# [Requirement]
Quote the listing below in full and exactly as written, but omit every picture.

************

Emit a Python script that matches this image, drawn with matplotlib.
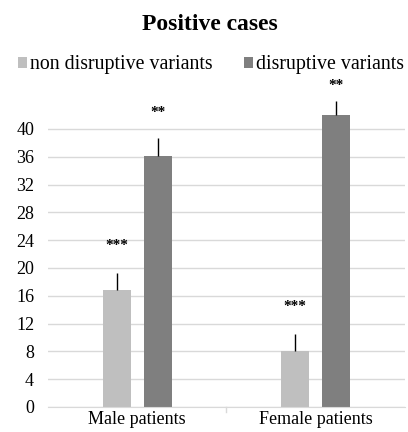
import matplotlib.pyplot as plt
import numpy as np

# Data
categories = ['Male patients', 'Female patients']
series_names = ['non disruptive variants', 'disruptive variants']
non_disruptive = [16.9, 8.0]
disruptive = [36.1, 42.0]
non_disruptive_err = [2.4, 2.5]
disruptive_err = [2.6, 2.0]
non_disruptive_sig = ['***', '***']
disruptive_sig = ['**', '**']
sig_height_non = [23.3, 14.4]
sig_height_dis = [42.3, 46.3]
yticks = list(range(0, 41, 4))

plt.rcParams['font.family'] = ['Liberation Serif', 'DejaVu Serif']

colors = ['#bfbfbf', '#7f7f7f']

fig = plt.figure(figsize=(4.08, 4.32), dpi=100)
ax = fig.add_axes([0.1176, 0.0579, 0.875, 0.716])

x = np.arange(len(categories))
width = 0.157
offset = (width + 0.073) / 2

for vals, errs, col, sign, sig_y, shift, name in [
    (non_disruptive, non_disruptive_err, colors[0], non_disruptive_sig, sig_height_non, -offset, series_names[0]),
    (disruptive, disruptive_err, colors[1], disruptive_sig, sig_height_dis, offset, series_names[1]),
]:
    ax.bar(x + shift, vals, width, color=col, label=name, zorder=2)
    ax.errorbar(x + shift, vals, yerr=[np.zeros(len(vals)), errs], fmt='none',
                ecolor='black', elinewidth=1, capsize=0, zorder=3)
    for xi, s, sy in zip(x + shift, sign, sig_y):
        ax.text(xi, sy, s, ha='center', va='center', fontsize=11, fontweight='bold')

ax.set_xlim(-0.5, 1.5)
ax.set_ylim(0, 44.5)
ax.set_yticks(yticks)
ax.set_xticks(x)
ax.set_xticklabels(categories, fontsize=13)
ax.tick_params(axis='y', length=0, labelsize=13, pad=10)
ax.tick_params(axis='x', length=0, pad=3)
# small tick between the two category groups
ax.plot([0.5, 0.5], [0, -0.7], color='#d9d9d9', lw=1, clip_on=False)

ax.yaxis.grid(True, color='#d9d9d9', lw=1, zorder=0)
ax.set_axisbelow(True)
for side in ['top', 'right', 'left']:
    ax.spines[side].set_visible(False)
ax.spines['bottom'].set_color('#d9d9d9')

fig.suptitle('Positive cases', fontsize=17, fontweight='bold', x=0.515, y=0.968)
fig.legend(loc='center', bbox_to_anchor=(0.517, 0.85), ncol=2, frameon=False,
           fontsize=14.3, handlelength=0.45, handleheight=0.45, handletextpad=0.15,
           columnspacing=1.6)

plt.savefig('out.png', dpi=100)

************

# [Solution for this task]
Emit a Python script that matches this image, drawn with matplotlib.
import matplotlib.pyplot as plt
import numpy as np

# Data
categories = ['Male patients', 'Female patients']
series_names = ['non disruptive variants', 'disruptive variants']
non_disruptive = [16.9, 8.0]
disruptive = [36.1, 42.0]
non_disruptive_err = [2.4, 2.5]
disruptive_err = [2.6, 2.0]
non_disruptive_sig = ['***', '***']
disruptive_sig = ['**', '**']
sig_height_non = [23.3, 14.4]
sig_height_dis = [42.3, 46.3]
yticks = list(range(0, 41, 4))

plt.rcParams['font.family'] = ['Liberation Serif', 'DejaVu Serif']

colors = ['#bfbfbf', '#7f7f7f']

fig = plt.figure(figsize=(4.08, 4.32), dpi=100)
ax = fig.add_axes([0.1176, 0.0579, 0.875, 0.716])

x = np.arange(len(categories))
width = 0.157
offset = (width + 0.073) / 2

for vals, errs, col, sign, sig_y, shift, name in [
    (non_disruptive, non_disruptive_err, colors[0], non_disruptive_sig, sig_height_non, -offset, series_names[0]),
    (disruptive, disruptive_err, colors[1], disruptive_sig, sig_height_dis, offset, series_names[1]),
]:
    ax.bar(x + shift, vals, width, color=col, label=name, zorder=2)
    ax.errorbar(x + shift, vals, yerr=[np.zeros(len(vals)), errs], fmt='none',
                ecolor='black', elinewidth=1, capsize=0, zorder=3)
    for xi, s, sy in zip(x + shift, sign, sig_y):
        ax.text(xi, sy, s, ha='center', va='center', fontsize=11, fontweight='bold')

ax.set_xlim(-0.5, 1.5)
ax.set_ylim(0, 44.5)
ax.set_yticks(yticks)
ax.set_xticks(x)
ax.set_xticklabels(categories, fontsize=13)
ax.tick_params(axis='y', length=0, labelsize=13, pad=10)
ax.tick_params(axis='x', length=0, pad=3)
# small tick between the two category groups
ax.plot([0.5, 0.5], [0, -0.7], color='#d9d9d9', lw=1, clip_on=False)

ax.yaxis.grid(True, color='#d9d9d9', lw=1, zorder=0)
ax.set_axisbelow(True)
for side in ['top', 'right', 'left']:
    ax.spines[side].set_visible(False)
ax.spines['bottom'].set_color('#d9d9d9')

fig.suptitle('Positive cases', fontsize=17, fontweight='bold', x=0.515, y=0.968)
fig.legend(loc='center', bbox_to_anchor=(0.517, 0.85), ncol=2, frameon=False,
           fontsize=14.3, handlelength=0.45, handleheight=0.45, handletextpad=0.15,
           columnspacing=1.6)

plt.savefig('out.png', dpi=100)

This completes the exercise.